Here's a selection in response to "I'm busy baking 50 sausage rolls for my Terf cell members who are dropping by later." :
WHAT!!! Only one sausage roll per person. Cheapskate. And with all that far right money too!
Don't forget to write the coded message in the underside of the pastry Jeannie.
Yo, Shelly. Don't forget the tequila for my cell. It was mezcal last meeting and no one was impressed. Do better.
"Ex-GC" 😆 That's not the way it works. There's no unpeaking.
Can I have your sausage roll recipe? I’m arranging a get-together with my sister terf cell members for Friday and was looking for catering ideas. I’ll WhatsApp you.

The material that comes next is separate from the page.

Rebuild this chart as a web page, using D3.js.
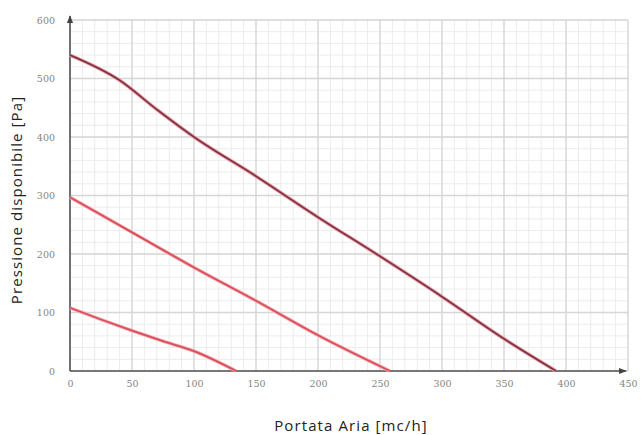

Shall I bring a pillow, I believe pillow fights are one of those things we women like to do when we get together?
I'll be there - identifying as one of your cell members, even though we've never met - answering the call to freshly Terf-baked sausage rolls.
I’m doing cupcakes for mine.
Oh, can I come? I have been looking for a cell but they are so well hidden, do you have tea? I can bring some balaclavas if you're short, maybe even some camouflage netting (my son has some left from army cadets, he won't mind) I will look in my garage for it and bring it anyway
I'm assembling 10 more patio chairs I got at Lidl last week, because I just don't have enough seating to accommodate my terf cell.